During the riot, Tolbert sustained gunshot wounds to the neck, arms, and his left side. He retreated.

== Aftermath ==
Immediately after the riot, whites accused many black men of being involved in the violence. An uneasy peace spread over Greenwood county, as residents grappled with what had happened, and feared more violence.

When the news got out, conservative whites started going to Greenwood to avenge Ethridge's death. Groups of armed whites scourged the countryside and nearby areas in search of victims. The group drove the Tolbert family from their home, which they destroyed and burned, along with all of the family's personal possessions.

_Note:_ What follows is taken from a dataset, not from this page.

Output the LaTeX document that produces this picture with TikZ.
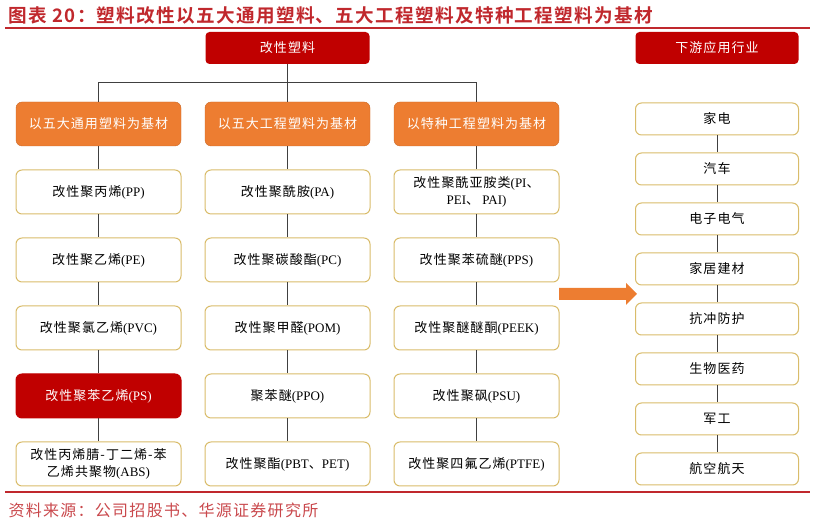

The white mob lynched four black men near the local Rehoboth Church.

On November 11, Robert Tolbert, Thomas's brother, met with President McKinley at the White House to seek redress. The next day's issue of the New York Times reported that "the president listened attentively to the recital, but gave no indication of what action, if any, might be taken."

=== Wilmington massacre ===

Following the Phoenix Election Riot, a white insurgent group overthrew the elected biracial fusionist government, including a white mayor, of the city of Wilmington, North Carolina. They precipitated the 1898 Wilmington massacre. The Democrats in the state had also been working to oust the state's Republican and populist biracial fusion government from power. The insurrection resulted in roughly 25 African Americans murdered and countless more injured by a white mob that roamed the city, attacking blacks.

Democratic party white supremacists overthrew the newly elected fusionist white mayor and biracial council. The mob of around 2,000 whites took to the streets and attacked the mainly black newspaper, Daily Record. The core group of insurgents already had assigned officeholders to the city's elected positions. Many African Americans left Wilmington permanently, although it had long been a majority-black city.